- [INFORMATION PROVIDED]:
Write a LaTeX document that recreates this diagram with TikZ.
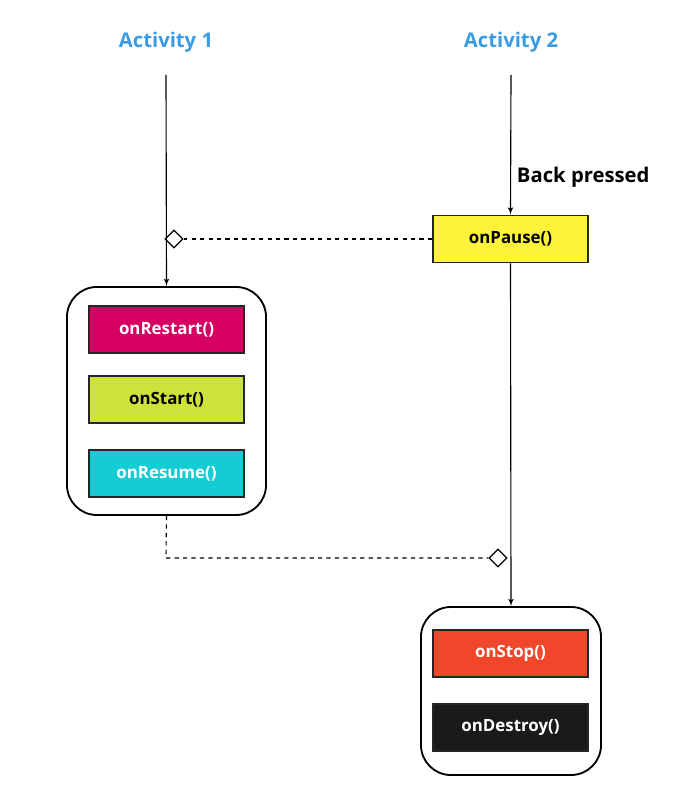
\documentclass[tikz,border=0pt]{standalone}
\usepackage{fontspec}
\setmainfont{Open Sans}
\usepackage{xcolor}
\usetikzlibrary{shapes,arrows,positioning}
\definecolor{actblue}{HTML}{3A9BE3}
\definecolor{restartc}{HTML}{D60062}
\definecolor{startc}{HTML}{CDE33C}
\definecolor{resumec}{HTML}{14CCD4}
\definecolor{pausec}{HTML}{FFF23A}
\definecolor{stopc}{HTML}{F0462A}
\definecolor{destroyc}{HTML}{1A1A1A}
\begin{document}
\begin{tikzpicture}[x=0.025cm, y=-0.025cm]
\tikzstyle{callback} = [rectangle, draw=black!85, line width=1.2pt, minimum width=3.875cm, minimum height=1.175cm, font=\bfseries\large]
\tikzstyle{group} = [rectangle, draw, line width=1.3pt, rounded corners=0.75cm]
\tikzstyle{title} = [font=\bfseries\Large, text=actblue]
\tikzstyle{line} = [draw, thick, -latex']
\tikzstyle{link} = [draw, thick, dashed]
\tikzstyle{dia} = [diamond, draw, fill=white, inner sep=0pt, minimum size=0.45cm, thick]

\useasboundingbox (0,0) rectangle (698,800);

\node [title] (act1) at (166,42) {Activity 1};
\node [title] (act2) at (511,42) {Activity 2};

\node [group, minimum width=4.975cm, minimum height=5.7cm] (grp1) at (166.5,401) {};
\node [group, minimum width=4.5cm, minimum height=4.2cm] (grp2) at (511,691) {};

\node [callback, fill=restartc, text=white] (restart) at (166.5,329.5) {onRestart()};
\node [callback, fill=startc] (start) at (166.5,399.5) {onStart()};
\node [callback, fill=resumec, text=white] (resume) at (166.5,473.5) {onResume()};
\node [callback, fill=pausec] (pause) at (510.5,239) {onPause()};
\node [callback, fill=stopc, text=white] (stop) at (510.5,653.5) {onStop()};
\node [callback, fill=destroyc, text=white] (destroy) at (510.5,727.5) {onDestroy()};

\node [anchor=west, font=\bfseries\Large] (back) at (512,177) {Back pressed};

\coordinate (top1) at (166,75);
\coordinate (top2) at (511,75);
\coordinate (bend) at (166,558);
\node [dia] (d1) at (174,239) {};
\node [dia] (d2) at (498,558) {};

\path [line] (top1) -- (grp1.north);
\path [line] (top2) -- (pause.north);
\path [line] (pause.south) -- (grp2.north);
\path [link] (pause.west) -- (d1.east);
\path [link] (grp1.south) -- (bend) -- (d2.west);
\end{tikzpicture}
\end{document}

* * *

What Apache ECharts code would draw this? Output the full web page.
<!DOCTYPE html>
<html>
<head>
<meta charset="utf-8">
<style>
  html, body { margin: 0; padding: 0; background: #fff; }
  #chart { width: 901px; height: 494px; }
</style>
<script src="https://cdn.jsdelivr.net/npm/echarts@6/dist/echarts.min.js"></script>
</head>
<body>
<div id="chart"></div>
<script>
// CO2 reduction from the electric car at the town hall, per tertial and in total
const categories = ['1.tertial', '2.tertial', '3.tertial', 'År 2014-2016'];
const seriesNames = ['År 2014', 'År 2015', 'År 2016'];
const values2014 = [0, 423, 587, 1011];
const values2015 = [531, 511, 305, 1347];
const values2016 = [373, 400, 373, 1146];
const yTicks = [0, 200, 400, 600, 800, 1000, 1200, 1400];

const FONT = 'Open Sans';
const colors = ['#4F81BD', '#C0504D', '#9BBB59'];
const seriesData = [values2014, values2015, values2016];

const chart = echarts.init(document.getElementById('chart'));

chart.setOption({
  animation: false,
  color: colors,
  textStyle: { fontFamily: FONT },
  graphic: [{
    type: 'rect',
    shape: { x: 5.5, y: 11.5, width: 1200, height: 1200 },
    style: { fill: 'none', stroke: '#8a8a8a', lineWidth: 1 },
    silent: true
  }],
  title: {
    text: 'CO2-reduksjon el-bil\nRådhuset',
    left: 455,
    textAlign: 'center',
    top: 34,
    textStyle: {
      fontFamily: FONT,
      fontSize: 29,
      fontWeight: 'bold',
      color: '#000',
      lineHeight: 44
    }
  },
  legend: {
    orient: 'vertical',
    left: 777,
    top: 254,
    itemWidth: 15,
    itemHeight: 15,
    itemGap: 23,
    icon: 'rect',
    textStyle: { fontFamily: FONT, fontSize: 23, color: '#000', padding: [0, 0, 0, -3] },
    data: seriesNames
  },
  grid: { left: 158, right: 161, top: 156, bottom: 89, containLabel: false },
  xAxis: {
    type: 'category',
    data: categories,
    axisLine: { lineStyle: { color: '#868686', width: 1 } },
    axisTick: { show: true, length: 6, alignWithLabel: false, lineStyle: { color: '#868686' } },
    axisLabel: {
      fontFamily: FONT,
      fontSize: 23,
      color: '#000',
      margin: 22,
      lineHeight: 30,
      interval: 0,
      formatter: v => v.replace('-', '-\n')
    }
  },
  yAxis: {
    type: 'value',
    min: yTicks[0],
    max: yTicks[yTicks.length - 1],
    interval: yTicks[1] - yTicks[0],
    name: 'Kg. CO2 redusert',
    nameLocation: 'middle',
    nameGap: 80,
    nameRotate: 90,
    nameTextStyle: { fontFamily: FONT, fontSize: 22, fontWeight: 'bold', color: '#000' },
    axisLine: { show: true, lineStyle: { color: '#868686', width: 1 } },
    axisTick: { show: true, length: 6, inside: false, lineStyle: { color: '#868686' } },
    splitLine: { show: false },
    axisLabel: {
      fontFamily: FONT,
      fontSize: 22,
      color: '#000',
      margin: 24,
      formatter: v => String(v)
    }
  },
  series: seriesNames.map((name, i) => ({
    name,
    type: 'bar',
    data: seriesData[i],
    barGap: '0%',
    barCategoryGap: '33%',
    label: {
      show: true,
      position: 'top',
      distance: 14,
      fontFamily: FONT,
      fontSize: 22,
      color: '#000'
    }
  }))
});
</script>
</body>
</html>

--

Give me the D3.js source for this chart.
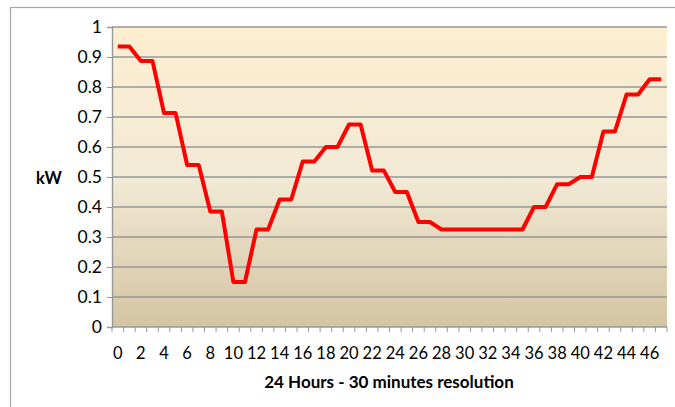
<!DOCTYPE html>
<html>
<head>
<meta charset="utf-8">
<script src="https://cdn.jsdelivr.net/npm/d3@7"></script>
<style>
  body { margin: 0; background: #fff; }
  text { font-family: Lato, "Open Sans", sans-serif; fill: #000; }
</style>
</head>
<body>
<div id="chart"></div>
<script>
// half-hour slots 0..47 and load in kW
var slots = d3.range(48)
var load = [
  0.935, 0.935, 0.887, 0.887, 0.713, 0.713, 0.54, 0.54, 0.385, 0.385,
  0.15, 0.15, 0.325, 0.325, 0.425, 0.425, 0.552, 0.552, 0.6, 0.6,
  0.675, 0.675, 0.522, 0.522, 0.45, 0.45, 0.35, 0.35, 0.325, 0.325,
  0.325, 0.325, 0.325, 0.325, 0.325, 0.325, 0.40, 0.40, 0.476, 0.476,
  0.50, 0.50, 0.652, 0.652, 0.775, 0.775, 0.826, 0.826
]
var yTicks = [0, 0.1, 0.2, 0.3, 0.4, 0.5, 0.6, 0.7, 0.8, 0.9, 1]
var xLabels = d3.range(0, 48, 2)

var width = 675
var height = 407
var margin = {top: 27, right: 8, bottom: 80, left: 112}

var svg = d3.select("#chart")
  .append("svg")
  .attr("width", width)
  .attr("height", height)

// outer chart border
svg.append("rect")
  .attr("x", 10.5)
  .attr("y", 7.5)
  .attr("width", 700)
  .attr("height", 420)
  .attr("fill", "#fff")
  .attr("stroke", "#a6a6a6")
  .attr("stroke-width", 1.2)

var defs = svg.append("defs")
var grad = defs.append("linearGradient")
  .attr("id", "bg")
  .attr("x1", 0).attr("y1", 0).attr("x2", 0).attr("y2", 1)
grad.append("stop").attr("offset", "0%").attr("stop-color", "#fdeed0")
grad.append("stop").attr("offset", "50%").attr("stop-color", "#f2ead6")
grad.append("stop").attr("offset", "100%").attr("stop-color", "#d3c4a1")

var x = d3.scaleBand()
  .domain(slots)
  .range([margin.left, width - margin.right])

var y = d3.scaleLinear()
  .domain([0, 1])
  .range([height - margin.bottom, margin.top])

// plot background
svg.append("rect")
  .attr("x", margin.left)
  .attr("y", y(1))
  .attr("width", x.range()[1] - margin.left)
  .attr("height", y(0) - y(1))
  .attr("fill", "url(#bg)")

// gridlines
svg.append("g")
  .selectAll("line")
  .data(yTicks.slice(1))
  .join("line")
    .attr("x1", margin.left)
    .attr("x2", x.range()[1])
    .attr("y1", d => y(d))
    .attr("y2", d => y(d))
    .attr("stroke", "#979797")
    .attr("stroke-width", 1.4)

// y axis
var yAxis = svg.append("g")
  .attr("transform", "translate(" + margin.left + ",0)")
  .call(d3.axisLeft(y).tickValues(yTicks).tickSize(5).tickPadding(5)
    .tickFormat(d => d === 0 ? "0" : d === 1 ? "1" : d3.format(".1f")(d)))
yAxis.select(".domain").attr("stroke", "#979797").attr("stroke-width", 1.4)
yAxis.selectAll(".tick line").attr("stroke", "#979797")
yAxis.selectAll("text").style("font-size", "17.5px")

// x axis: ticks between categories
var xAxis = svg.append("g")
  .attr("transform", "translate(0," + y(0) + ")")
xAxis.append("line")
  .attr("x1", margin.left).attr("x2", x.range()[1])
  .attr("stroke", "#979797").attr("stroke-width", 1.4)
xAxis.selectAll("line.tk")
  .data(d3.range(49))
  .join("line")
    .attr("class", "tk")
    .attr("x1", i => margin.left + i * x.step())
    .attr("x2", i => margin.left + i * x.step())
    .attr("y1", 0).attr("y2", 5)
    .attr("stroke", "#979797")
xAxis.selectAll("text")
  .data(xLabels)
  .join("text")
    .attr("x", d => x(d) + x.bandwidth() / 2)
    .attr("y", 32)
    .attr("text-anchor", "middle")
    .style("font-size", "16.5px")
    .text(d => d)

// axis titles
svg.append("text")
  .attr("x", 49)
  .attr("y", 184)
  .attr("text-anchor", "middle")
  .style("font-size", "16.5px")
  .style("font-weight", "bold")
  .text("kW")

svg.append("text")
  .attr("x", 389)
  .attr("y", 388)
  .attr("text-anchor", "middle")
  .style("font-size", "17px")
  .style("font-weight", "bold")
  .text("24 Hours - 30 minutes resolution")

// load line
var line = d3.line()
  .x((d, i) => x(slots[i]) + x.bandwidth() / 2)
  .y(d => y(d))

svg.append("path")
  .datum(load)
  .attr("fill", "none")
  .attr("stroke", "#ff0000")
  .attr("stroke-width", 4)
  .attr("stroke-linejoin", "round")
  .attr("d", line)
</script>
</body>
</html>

- [WHAT YOU ARE ASKED TO DO]: How many of the listing's lines contain "draw"? Respond with a single number and nothing else.

- [TASK ANSWER]: 6